Federer b. Berdych 7-6 7-6 6-4
Diventa difficile, se non impossibile, disturbare oltremodo la propria mente per trovare aggettivi validi, concreti, alla vita sportiva di un uomo, che alla soglia dei 36 anni riesce ad emozionarti anche in un pomeriggio, se vogliamo, meno bello di altri. Roger Federer è passato, presente e ci auguriamo futuro di uno sport, il tennis, che commentiamo con piacere da spettatori non paganti, e con lui è davvero un lusso.
E’ soprattutto presente in questo 2017 da favola, che ha trovato dopo due ore e diciotto minuti della semifinale odierna contro un ottimo Thomas Berdych, la giusta consacrazione, anche se manca una perla al completamento di una collana più unica che rara. Due ore e diciotto minuti per centrare l’11esima finale a Wimbledon (mai nessuno ha fatto tanto in un singolo Slam): mamma mia quanta roba. Berdych ha provato in tutti i modi a mettergli il bastone tra le ruote e lui, ma guarda caso non nei punti fondamentali del match, ci ha messo del suo, trovando modo e tempo, però, nel momento del bisogno e in ognuno dei tre set vincenti che lo hanno portato in fondo ai Championships, la forza per urlare al mondo: “Signori, sono ancora Roger Federer e mi vado a prendere questa finale”. Detto, fatto: 7/6 7/6 6/4 lo score di un match a fisarmonica, una sorta di albero di Natale che si è acceso e spento ogni volta che lui ha voluto, ma che per il Signore di Basilea, ha finito per brillare di luce propria.
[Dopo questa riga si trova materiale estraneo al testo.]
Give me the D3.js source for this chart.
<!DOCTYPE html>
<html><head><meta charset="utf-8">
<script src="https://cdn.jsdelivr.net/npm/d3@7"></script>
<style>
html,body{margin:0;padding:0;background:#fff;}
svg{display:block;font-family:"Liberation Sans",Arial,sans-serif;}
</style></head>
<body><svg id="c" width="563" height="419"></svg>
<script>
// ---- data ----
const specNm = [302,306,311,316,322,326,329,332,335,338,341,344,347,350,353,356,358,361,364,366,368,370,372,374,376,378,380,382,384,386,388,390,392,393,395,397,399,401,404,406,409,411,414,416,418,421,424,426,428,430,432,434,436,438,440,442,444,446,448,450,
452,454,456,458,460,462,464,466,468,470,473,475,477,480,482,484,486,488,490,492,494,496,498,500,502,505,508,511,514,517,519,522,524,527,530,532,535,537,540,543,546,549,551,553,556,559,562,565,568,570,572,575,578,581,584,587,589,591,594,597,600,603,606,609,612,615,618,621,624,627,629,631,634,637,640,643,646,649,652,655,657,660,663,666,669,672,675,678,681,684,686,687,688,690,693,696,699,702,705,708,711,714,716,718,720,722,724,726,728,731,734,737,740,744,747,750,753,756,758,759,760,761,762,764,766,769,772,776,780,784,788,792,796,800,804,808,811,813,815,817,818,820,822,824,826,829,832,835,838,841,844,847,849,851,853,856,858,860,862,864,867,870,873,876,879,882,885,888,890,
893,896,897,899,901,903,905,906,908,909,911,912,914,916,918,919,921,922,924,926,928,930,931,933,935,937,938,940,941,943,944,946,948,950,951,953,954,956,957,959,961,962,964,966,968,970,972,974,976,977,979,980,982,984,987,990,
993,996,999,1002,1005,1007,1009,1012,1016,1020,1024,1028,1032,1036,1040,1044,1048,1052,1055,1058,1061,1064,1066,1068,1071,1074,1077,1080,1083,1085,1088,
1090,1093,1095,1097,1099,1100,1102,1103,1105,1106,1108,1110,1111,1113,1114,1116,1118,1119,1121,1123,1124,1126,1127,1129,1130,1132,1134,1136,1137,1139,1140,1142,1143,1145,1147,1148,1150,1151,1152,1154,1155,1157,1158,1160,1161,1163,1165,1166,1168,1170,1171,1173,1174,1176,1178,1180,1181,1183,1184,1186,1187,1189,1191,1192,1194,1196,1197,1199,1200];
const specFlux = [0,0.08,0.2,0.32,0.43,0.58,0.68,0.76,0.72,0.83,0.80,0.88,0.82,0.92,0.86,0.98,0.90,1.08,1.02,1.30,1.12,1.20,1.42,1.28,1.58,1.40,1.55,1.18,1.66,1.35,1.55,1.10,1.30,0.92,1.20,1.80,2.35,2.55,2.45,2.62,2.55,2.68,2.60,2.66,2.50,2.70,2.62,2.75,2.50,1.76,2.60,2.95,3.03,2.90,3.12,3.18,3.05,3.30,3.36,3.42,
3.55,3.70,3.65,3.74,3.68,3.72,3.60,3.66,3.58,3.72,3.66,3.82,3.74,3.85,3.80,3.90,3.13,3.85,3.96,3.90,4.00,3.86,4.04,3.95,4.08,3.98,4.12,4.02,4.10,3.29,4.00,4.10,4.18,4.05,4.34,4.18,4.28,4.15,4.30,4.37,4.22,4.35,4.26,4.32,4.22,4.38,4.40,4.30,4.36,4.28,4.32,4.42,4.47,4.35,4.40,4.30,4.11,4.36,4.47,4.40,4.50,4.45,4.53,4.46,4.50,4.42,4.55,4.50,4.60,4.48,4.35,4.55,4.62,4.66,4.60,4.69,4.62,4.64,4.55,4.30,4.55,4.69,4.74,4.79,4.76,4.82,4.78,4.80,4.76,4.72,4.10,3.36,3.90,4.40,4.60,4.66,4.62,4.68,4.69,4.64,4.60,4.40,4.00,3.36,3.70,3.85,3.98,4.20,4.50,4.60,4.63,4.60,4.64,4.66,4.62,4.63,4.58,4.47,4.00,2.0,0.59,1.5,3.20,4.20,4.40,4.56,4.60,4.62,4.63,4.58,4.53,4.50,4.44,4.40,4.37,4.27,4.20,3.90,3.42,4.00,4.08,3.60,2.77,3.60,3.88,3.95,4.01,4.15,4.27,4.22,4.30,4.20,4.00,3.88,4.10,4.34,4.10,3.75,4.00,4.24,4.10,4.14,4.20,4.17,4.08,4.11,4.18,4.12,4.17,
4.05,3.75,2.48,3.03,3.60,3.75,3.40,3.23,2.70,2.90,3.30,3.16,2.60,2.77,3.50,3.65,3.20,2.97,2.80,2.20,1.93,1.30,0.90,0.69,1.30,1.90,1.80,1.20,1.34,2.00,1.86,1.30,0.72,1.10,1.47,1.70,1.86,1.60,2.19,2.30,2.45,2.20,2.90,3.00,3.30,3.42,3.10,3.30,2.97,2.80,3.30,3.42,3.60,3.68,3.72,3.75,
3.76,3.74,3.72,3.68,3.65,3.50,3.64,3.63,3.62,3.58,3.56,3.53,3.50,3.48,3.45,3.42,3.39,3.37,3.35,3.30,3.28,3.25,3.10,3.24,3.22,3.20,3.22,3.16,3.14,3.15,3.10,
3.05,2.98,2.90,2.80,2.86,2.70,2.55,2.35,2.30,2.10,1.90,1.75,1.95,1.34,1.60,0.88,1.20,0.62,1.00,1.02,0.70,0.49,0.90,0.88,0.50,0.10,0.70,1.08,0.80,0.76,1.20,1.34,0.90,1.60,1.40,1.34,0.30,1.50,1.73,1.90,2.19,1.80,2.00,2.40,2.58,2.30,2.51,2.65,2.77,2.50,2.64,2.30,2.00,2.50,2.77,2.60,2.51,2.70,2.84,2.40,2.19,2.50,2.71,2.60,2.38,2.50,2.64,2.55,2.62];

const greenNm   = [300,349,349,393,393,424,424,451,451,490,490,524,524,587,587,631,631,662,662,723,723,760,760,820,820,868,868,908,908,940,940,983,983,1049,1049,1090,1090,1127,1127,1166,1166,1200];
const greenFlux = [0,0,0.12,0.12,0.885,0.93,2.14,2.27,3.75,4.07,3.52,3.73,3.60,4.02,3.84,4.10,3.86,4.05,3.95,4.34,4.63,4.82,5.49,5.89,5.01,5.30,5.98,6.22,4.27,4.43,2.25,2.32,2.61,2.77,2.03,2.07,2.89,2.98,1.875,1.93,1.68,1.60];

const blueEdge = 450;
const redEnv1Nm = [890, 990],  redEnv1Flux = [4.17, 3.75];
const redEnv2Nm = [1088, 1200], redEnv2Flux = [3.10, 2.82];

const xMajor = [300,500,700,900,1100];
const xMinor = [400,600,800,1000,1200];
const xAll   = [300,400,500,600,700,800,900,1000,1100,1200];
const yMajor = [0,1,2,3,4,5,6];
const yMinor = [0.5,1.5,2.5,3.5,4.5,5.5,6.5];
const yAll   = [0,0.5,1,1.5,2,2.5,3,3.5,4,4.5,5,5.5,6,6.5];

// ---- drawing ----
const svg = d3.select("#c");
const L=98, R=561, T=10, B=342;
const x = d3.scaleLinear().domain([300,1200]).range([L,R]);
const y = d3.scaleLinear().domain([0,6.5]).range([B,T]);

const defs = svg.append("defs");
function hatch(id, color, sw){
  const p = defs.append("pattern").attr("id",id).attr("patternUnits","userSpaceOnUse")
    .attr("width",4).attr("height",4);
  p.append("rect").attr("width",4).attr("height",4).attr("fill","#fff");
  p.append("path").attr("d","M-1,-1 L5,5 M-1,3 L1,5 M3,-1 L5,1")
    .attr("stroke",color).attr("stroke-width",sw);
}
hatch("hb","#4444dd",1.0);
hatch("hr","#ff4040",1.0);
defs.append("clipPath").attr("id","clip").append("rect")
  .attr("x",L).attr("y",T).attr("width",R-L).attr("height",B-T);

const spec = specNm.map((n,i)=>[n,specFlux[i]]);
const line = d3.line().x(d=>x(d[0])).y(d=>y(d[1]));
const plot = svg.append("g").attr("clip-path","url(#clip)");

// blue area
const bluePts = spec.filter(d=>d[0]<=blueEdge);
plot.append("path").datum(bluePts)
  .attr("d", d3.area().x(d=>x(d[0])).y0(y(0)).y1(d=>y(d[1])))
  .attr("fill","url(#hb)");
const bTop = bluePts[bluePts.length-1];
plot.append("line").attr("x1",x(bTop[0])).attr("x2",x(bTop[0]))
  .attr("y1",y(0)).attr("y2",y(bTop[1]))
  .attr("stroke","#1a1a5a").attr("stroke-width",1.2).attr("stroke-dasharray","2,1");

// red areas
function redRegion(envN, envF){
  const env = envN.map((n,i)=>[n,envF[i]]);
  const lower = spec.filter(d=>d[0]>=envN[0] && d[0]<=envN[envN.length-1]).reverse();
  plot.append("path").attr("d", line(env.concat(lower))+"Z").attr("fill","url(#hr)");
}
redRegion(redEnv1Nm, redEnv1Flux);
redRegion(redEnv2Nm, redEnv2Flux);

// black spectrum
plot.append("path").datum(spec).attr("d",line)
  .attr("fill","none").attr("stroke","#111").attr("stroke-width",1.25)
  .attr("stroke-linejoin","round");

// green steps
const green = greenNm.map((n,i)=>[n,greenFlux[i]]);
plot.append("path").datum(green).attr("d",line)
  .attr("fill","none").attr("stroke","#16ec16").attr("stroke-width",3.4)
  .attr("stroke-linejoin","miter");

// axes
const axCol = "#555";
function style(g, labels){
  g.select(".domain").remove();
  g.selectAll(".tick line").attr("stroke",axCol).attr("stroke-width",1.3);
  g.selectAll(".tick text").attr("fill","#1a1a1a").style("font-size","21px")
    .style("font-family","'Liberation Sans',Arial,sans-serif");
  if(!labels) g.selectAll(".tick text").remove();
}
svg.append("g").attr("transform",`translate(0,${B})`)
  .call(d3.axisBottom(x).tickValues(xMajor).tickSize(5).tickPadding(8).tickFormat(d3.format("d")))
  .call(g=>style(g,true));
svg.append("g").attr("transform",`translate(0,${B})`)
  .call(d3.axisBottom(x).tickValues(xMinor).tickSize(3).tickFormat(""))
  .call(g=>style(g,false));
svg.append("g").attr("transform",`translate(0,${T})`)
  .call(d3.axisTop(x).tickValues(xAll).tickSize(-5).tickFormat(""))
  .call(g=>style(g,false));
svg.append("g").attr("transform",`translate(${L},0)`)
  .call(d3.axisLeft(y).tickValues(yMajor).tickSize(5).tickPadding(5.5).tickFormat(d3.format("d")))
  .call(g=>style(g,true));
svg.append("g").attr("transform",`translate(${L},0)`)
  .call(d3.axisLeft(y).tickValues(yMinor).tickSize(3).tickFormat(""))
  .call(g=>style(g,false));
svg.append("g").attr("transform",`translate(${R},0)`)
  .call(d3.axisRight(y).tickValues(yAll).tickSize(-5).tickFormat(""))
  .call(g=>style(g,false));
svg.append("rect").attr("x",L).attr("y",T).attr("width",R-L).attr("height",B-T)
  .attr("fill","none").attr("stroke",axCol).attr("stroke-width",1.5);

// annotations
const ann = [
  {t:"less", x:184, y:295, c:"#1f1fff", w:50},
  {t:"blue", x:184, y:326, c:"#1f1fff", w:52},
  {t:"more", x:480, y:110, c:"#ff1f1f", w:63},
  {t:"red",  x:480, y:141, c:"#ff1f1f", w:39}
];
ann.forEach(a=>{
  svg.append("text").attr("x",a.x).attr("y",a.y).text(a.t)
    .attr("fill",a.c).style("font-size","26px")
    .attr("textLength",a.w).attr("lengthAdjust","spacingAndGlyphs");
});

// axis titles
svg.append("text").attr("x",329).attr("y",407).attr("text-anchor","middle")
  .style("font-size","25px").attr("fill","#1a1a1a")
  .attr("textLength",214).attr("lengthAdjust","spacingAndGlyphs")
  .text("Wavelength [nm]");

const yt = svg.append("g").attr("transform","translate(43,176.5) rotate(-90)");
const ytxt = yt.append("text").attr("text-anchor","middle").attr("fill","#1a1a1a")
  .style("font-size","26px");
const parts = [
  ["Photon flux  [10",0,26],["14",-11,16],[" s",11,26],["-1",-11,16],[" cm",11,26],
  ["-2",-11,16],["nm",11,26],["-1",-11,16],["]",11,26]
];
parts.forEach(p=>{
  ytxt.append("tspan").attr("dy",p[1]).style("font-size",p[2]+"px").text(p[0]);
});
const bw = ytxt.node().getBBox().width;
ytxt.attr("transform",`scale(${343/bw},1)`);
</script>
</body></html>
Avanti 4-2 con break nel primo set, ha fatto tornare nel match il suo avversario, prima di chiudere un tie break che lo aveva visto, tanto per cambiare, andare avanti 4-2, prima di dire grazie a Berdych per un errore grossolano sul 4-3 e servizio del ceco. Nel secondo tutto regolare, o quasi, sino ad un altro tie break, che lo ha visto issarsi sino al 5-1, prima di subire un minimo di ritorno del suo avversario e chiudere sul 7-4. E il terzo? Mamma mia signori. Ancora brividi, tanti, troppi per un uomo come Federer che, lo ricordiamo, è arrivato in finale senza perdere un set e che era alla sua dodicesima semifinale dalle parti di Church Road, la 42esima in totale. Sul 3-2 Berdych, lo svizzero ha pensato bene di andare sotto 15-40 (tre ace e un servizio vincente), prima di mettere insieme dodici punti a due e di mettere un punto esclamativo sul match, quel “Ti Amo” tanto decantato da Jovanotti sul foglio bianco di un Wimbledon perfetto.
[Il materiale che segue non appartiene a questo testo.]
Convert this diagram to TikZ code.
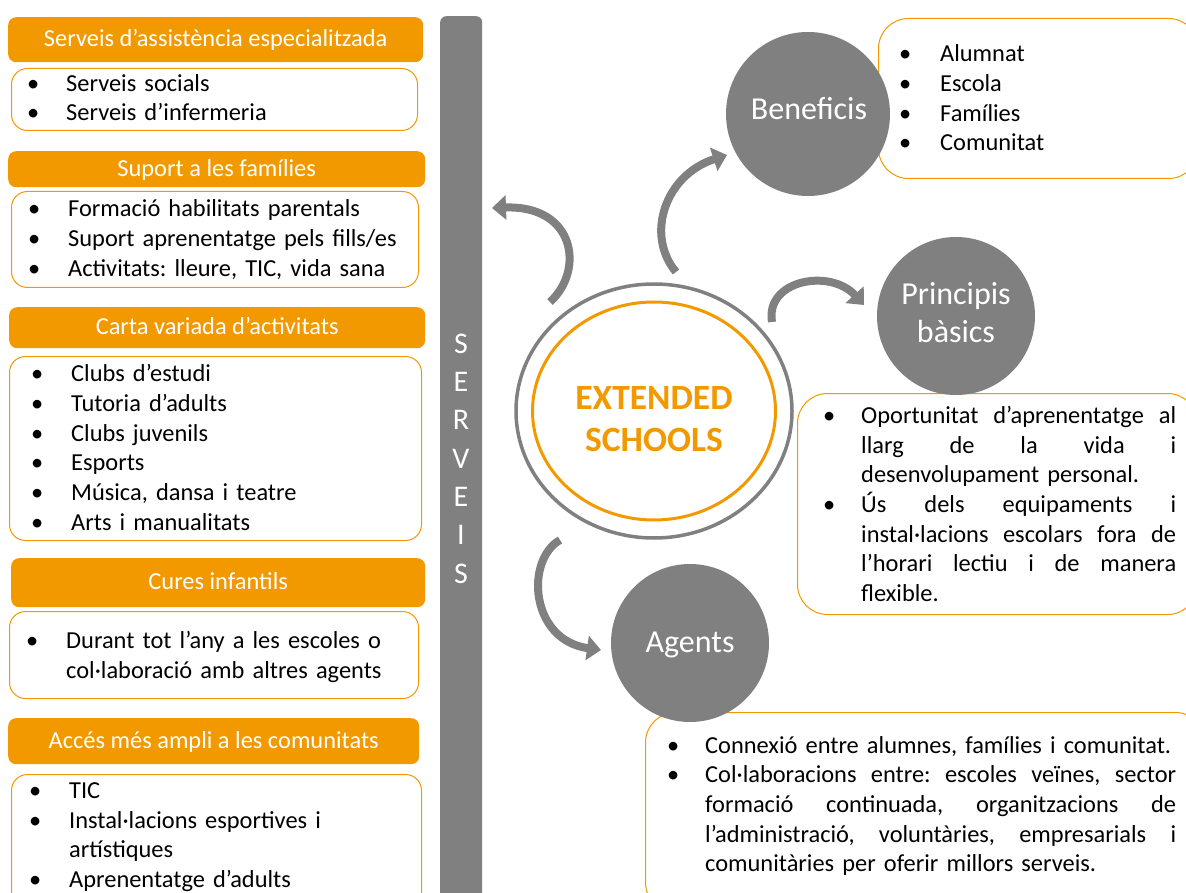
\documentclass[tikz,border=0pt]{standalone}
\usepackage{fontspec}
\setmainfont{Carlito}
\usetikzlibrary{shapes.geometric,arrows.meta}
\definecolor{org}{RGB}{242,153,0}
\definecolor{gr}{RGB}{128,128,128}
\newcommand{\fsz}[2]{\fontsize{#1}{#2}\selectfont}
\newcommand{\bodyf}{\fsz{24.4}{29.7}}
% #1 indent, #2 text width after the bullet, #3 text
\newcommand{\bitem}[3]{\noindent\strut\makebox[#1][l]{\textbullet}\parbox[t]{#2}{\bodyf\frenchspacing\hyphenpenalty=10000\exhyphenpenalty=10000 #3\strut}\par\prevdepth=\dp\strutbox}
% a justified line, spread over the whole line width
\newcommand{\jl}[1]{\makebox[\linewidth][s]{\spaceskip=\fontdimen2\font plus 1fil\relax #1}}
\hbadness=10000
\hfuzz=3pt
\frenchspacing
\begin{document}
\begin{tikzpicture}[x=1pt,y=-1pt,
  hdr/.style={fill=org, rounded corners=8pt, anchor=north west, inner sep=0pt, text=white,
    font=\bodyf, text height=16pt, text depth=2pt},
  lbox/.style={draw=org, fill=white, line width=1pt, rounded corners=16pt, anchor=north west, inner sep=0pt},
  rbox/.style={lbox, rounded corners=30pt},
  txt/.style={anchor=north west, inner sep=0pt, font=\bodyf},
  bub/.style={circle, fill=gr, draw=none, inner sep=0pt, minimum size=160pt},
  bublab/.style={text=white, font=\fsz{32}{38}, inner sep=0pt, anchor=base},
  carr/.style={draw=gr, line width=8pt, -{Triangle[length=14pt,width=24pt]}},
]
\useasboundingbox (0,0) rectangle (1186,893);
\clip (0,0) rectangle (1186,893);

% ---- left column ----
\node[hdr, minimum width=415pt, minimum height=45pt] (h1) at (8,17) {Serveis d’assistència especialitzada};
\node[lbox, minimum width=406pt, minimum height=62pt] (b1) at (11,68) {};
\node[txt, text width=380pt] (t1) at (27,70.2) {\bitem{39pt}{340pt}{Serveis socials}\bitem{39pt}{340pt}{Serveis d’infermeria}};

\node[hdr, minimum width=417pt, minimum height=36pt] (h2) at (8,151) {Suport a les famílies};
\node[lbox, minimum width=407pt, minimum height=96pt] (b2) at (11,191) {};
\node[txt, text width=380pt] (t2) at (28,195.9) {\bitem{40pt}{340pt}{Formació habilitats parentals}\bitem{40pt}{340pt}{Suport aprenentatge pels fills/es}\bitem{40pt}{340pt}{Activitats: lleure, TIC, vida sana}};

\node[hdr, minimum width=416pt, minimum height=41pt] (h3) at (9,307) {Carta variada d’activitats};
\node[lbox, minimum width=412pt, minimum height=184pt] (b3) at (9,356) {};
\node[txt, text width=380pt] (t3) at (31,360.9) {\bitem{40pt}{340pt}{Clubs d’estudi}\bitem{40pt}{340pt}{Tutoria d’adults}\bitem{40pt}{340pt}{Clubs juvenils}\bitem{40pt}{340pt}{Esports}\bitem{40pt}{340pt}{Música, dansa i teatre}\bitem{40pt}{340pt}{Arts i manualitats}};

\node[hdr, minimum width=414pt, minimum height=49pt] (h4) at (11,558) {Cures infantils};
\node[lbox, minimum width=409pt, minimum height=87pt] (b4) at (9,611) {};
\node[txt, text width=380pt] (t4) at (26,627.5) {\bitem{40pt}{340pt}{Durant tot l’any a les escoles o\\col·laboració amb altres agents}};

\node[hdr, minimum width=411pt, minimum height=46pt] (h5) at (8,718) {Accés més ampli a les comunitats};
\node[lbox, minimum width=410pt, minimum height=140pt] (b5) at (11,774) {};
\node[txt, text width=380pt] (t5) at (29,777.5) {\bitem{40pt}{340pt}{TIC}\bitem{40pt}{340pt}{Instal·lacions esportives i\\artístiques}\bitem{40pt}{340pt}{Aprenentatge d’adults}};

% ---- SERVEIS bar ----
\node[fill=gr, rounded corners=6pt, anchor=north west, inner sep=0pt, minimum width=42pt, minimum height=910pt] (bar) at (440,16) {};
\node[anchor=north, inner sep=0pt, text width=30pt, align=center, text=white, font=\fsz{30}{38.3}] (servtxt) at (461,326.2) {\strut S\\E\\R\\V\\E\\I\\S};

% ---- centre ----
\node[ellipse, draw=gr, line width=3.5pt, minimum width=276pt, minimum height=254pt, inner sep=0pt] (ext) at (654,411) {};
\node[ellipse, draw=org, line width=3pt, minimum width=243pt, minimum height=218pt, inner sep=0pt] (extin) at (654,411) {};
\node[anchor=north, inner sep=0pt, text width=250pt, align=center, text=org, font=\bfseries\fsz{35.5}{42}] (extlab) at (654,379.6) {\strut EXTENDED\\SCHOOLS};

% ---- right: Beneficis ----
\node[rbox, minimum width=320pt, minimum height=160pt] (rb1) at (878,18) {};
\node[bub, minimum size=164pt] (ben) at (808,114) {};
\node[bublab] (benlab) at (809,120) {Beneficis};
\node[txt, text width=270pt] (rt1) at (899,40.9) {\bitem{41pt}{225pt}{Alumnat}\bitem{41pt}{225pt}{Escola}\bitem{41pt}{225pt}{Famílies}\bitem{41pt}{225pt}{Comunitat}};

% ---- right: Principis ----
\node[rbox, minimum width=400pt, minimum height=221pt] (rb2) at (797,393) {};
\node[bub, minimum size=158pt] (pri) at (956,316) {};
\node[bublab, align=center, anchor=north, text width=150pt] (prilab) at (956,277.4) {\strut Principis\\bàsics};
\node[txt, text width=353pt] (rt2) at (823,402.5) {\bitem{38pt}{315pt}{\jl{Oportunitat d’aprenentatge al}\\\jl{llarg de la vida i}\\desenvolupament personal.}\bitem{38pt}{315pt}{\jl{Ús dels equipaments i}\\\jl{instal·lacions escolars fora de}\\\jl{l’horari lectiu i de manera}\\flexible.}};

% ---- right: Agents ----
\node[rbox, minimum width=560pt, minimum height=200pt] (rb3) at (645,712) {};
\node[bub, minimum size=158pt] (agt) at (690,643) {};
\node[bublab] (agtlab) at (690,652) {Agents};
\node[txt, text width=509pt] (rt3) at (667,732.2) {\bitem{38pt}{471pt}{Connexió entre alumnes, famílies i comunitat.}\bitem{38pt}{471pt}{\jl{Col·laboracions entre: escoles veïnes, sector}\\\jl{formació continuada, organitzacions de}\\\jl{l’administració, voluntàries, empresarials i}\\comunitàries per oferir millors serveis.}};

% ---- curved arrows ----
\coordinate (a1s) at (550,302);
\coordinate (a1e) at (492,208);
\coordinate (a2s) at (676,272);
\coordinate (a2e) at (727,155);
\coordinate (a3s) at (772,322);
\coordinate (a3e) at (864,305);
\coordinate (a4s) at (560,540);
\coordinate (a4e) at (601,650);
\draw[carr] (a1s) .. controls (585,270) and (575,205) .. (a1e);
\draw[carr] (a2s) .. controls (645,235) and (665,175) .. (a2e);
\draw[carr] (a3s) .. controls (765,280) and (830,268) .. (a3e);
\draw[carr] (a4s) .. controls (525,560) and (530,640) .. (a4e);
\end{tikzpicture}
\end{document}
Come dalla paura in poi, con il naso rosso dal raffreddore, ma con la ferma intenzione, più che mai, di andarsi a prendere quello che gli spettava: l’11esima finale a Wimbledon. Ora Marin Cilic, che soltanto un anno fa, proprio da queste parti, sul quel campo centrale tanto amato, era arrivato ad avere due matchpoint per rimandarlo a casa prima del tempo. L’ultimo sforzo, l’ultimo chilometro di una gara leggermente in salita solo nel terzo set contro Raonic e nei tre odierni, ma che potrebbe alla fine regalargli quella gloria immensa che già gli appartiene, ma che è una sorta di primo piatto al quale non si può rinunciare. Un po’ come aglio, olio e peperonicino al termine di una cena conviviale, ma pur sempre priva della ciliegina finale. Vogliamo sognore, ci perdonerà Cilic. Ad occhi aperti, ripensando a quell’incontro all’Accademia di Manacor con lui e Rafa fermi in officina, ma poco dopo immensi, straordinariamente veri, campioni oltre ogni confine.
Oggi Roger Federer è quella poesia da imparare a memoria, recitandola al primo che capita, finendo con l’ultimo. Tralasciando punti e virgole, andando di fretta, ma molto di fretta, verso un finale che immaginiamo, ma teniamo per noi. Aspettando domenica, la seconda a Wimbledon, quella del giudizio finale. Per lui, il Signore di Basilea.